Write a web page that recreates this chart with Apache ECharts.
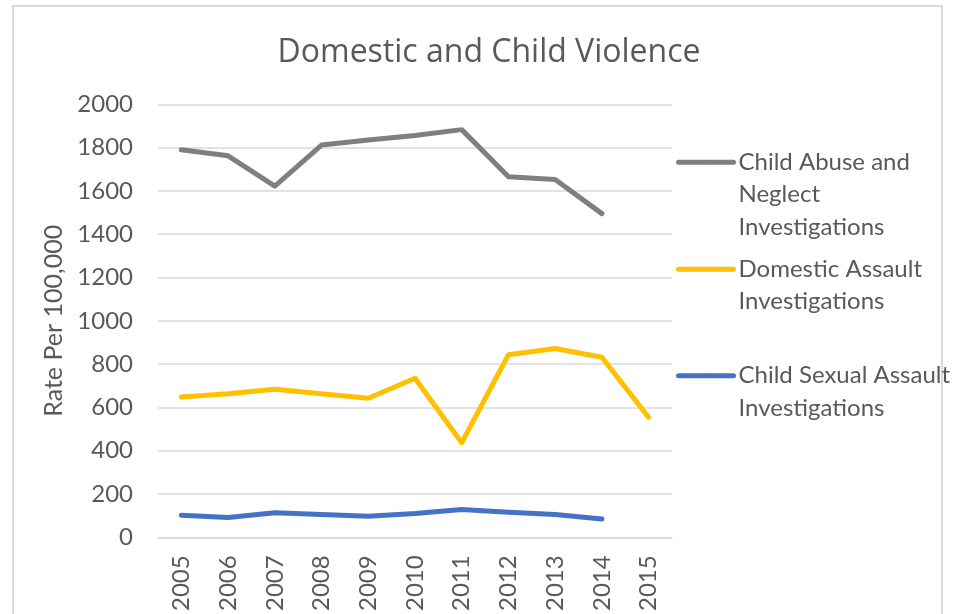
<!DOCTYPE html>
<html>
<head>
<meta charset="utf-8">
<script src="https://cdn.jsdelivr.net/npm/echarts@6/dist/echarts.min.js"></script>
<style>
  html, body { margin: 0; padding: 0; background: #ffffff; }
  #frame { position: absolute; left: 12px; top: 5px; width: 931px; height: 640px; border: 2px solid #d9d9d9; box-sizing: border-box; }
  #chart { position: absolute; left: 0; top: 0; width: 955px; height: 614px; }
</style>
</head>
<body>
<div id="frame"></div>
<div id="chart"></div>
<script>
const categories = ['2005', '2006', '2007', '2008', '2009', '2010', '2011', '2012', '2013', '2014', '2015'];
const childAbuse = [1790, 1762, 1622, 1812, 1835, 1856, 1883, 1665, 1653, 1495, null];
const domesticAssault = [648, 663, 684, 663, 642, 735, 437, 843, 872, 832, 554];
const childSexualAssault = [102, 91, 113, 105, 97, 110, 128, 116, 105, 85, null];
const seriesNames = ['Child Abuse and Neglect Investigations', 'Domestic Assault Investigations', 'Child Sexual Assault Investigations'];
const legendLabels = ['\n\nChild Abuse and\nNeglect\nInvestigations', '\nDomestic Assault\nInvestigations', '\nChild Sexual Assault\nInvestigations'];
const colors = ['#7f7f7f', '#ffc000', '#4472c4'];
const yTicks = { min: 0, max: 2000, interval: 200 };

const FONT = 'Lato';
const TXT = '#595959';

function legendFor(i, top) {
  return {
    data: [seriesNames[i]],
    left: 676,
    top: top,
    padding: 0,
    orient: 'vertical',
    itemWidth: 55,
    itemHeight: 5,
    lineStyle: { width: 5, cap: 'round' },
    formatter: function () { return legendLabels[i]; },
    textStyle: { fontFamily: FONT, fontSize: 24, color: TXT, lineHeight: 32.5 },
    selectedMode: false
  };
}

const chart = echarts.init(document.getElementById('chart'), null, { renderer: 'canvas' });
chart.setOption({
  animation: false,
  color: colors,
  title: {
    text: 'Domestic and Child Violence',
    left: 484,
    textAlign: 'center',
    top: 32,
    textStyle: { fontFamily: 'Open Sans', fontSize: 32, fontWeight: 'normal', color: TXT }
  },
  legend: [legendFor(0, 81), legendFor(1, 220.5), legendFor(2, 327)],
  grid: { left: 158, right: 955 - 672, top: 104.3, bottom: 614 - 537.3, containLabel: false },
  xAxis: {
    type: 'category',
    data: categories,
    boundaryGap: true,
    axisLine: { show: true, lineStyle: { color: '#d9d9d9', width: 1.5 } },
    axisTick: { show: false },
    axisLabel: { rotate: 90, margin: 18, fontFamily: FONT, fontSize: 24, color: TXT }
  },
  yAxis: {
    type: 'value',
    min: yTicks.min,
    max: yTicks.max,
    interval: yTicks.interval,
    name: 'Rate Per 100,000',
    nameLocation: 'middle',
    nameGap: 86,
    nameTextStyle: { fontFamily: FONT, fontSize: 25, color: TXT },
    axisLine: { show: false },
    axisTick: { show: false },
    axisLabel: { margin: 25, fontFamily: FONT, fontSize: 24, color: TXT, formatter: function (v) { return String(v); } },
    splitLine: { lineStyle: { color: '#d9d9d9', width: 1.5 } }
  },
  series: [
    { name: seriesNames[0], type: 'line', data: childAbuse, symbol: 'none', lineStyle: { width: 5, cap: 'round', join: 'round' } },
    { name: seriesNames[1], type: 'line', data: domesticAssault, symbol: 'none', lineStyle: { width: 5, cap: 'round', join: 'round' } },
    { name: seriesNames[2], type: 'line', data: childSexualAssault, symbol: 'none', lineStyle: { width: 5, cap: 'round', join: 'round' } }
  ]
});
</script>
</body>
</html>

•••

● Problem description: Set the data above down again exactly as given, with no pictures.

● Solution to this task:
Write a web page that recreates this chart with Apache ECharts.
<!DOCTYPE html>
<html>
<head>
<meta charset="utf-8">
<script src="https://cdn.jsdelivr.net/npm/echarts@6/dist/echarts.min.js"></script>
<style>
  html, body { margin: 0; padding: 0; background: #ffffff; }
  #frame { position: absolute; left: 12px; top: 5px; width: 931px; height: 640px; border: 2px solid #d9d9d9; box-sizing: border-box; }
  #chart { position: absolute; left: 0; top: 0; width: 955px; height: 614px; }
</style>
</head>
<body>
<div id="frame"></div>
<div id="chart"></div>
<script>
const categories = ['2005', '2006', '2007', '2008', '2009', '2010', '2011', '2012', '2013', '2014', '2015'];
const childAbuse = [1790, 1762, 1622, 1812, 1835, 1856, 1883, 1665, 1653, 1495, null];
const domesticAssault = [648, 663, 684, 663, 642, 735, 437, 843, 872, 832, 554];
const childSexualAssault = [102, 91, 113, 105, 97, 110, 128, 116, 105, 85, null];
const seriesNames = ['Child Abuse and Neglect Investigations', 'Domestic Assault Investigations', 'Child Sexual Assault Investigations'];
const legendLabels = ['\n\nChild Abuse and\nNeglect\nInvestigations', '\nDomestic Assault\nInvestigations', '\nChild Sexual Assault\nInvestigations'];
const colors = ['#7f7f7f', '#ffc000', '#4472c4'];
const yTicks = { min: 0, max: 2000, interval: 200 };

const FONT = 'Lato';
const TXT = '#595959';

function legendFor(i, top) {
  return {
    data: [seriesNames[i]],
    left: 676,
    top: top,
    padding: 0,
    orient: 'vertical',
    itemWidth: 55,
    itemHeight: 5,
    lineStyle: { width: 5, cap: 'round' },
    formatter: function () { return legendLabels[i]; },
    textStyle: { fontFamily: FONT, fontSize: 24, color: TXT, lineHeight: 32.5 },
    selectedMode: false
  };
}

const chart = echarts.init(document.getElementById('chart'), null, { renderer: 'canvas' });
chart.setOption({
  animation: false,
  color: colors,
  title: {
    text: 'Domestic and Child Violence',
    left: 484,
    textAlign: 'center',
    top: 32,
    textStyle: { fontFamily: 'Open Sans', fontSize: 32, fontWeight: 'normal', color: TXT }
  },
  legend: [legendFor(0, 81), legendFor(1, 220.5), legendFor(2, 327)],
  grid: { left: 158, right: 955 - 672, top: 104.3, bottom: 614 - 537.3, containLabel: false },
  xAxis: {
    type: 'category',
    data: categories,
    boundaryGap: true,
    axisLine: { show: true, lineStyle: { color: '#d9d9d9', width: 1.5 } },
    axisTick: { show: false },
    axisLabel: { rotate: 90, margin: 18, fontFamily: FONT, fontSize: 24, color: TXT }
  },
  yAxis: {
    type: 'value',
    min: yTicks.min,
    max: yTicks.max,
    interval: yTicks.interval,
    name: 'Rate Per 100,000',
    nameLocation: 'middle',
    nameGap: 86,
    nameTextStyle: { fontFamily: FONT, fontSize: 25, color: TXT },
    axisLine: { show: false },
    axisTick: { show: false },
    axisLabel: { margin: 25, fontFamily: FONT, fontSize: 24, color: TXT, formatter: function (v) { return String(v); } },
    splitLine: { lineStyle: { color: '#d9d9d9', width: 1.5 } }
  },
  series: [
    { name: seriesNames[0], type: 'line', data: childAbuse, symbol: 'none', lineStyle: { width: 5, cap: 'round', join: 'round' } },
    { name: seriesNames[1], type: 'line', data: domesticAssault, symbol: 'none', lineStyle: { width: 5, cap: 'round', join: 'round' } },
    { name: seriesNames[2], type: 'line', data: childSexualAssault, symbol: 'none', lineStyle: { width: 5, cap: 'round', join: 'round' } }
  ]
});
</script>
</body>
</html>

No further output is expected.